AIセーフティ・インスティテュート(AISI)はこのほど、設立初年度の活動状況などをまとめた「AIセーフティ年次レポート2024」を公表しました。AISIはAIセーフティに関する評価手法や基準の検討・推進を行うための政府機関として2024年2月に設立されました。
年次レポートはAISIの活動実績を時系列に沿って取り上げ、紹介しています。最初に2024年4月に公表された「AI事業者ガイドライン」が挙げられています。このガイドラインは総務省と経済産業省が、両省の既存ガイドラインの統合を目指すとともに最新化を図ったもの。とりまとめを行った「AI事業者ガイドライン検討会」はその後、AISIと経済産業省の共同事務局となりました。AIをとりまく環境は変化が激しいため、同検討会ではAI事業者ガイドラインを「Living Document」として、更新が必要な事項を引き続き検討しています。なお、AISIによると、金融業界ではAI事業者ガイドラインを参照して生成AIガイドラインが策定されました。

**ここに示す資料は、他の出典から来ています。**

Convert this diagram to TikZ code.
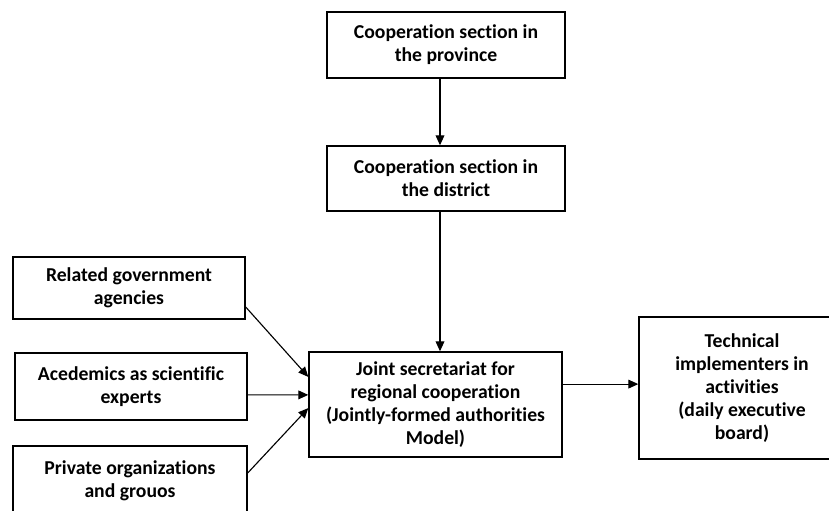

次に2024年5月にソウルで開催された「AIセーフティ・サミット」、同年4月と9月に公表した、日米のクロスウォーク結果(NIST=米国国立標準技術研究所=の「AIマネジメント・フレームワーク」とAI事業者ガイドラインに関して、用語やコンセプトを相互参照したもの)、同年8月に設置された「AI制度研究会」、同年9月に公表した「AIセーフティに関する評価観点ガイド」と「AIセーフティに関するレッドチーミング手法ガイド」、同年11月にサンフランシスコで開催された「AISI国際ネットワーク(International Network of AI Safety Institute)」などについて記されています。
AI制度研究会はAIの法規制や制度整備を検討するためにAI戦略会議の下に設置された有識者会議となり、座長代理を村上明子AISI所長が務めました。研究会は同年12月に新法整備の考え方を「中間とりまとめ(案)」として整理し、その内容については意見公募が行われました。4,557件という多くの意見が寄せられ、微修正した上で中間とりまとめは決定されました。政府はこれを踏まえて2025年2月28日、新法案を国会に提出しています。
年次レポートでは、今後の取り組み方向も示されています。例えば、AIセーフティに関する技術の開発・実証の推進に向けて、2025年に「民間事業者中心で各業種における具体的な課題に対する検討を進めるためのワーキンググループを設置する」などと記されています。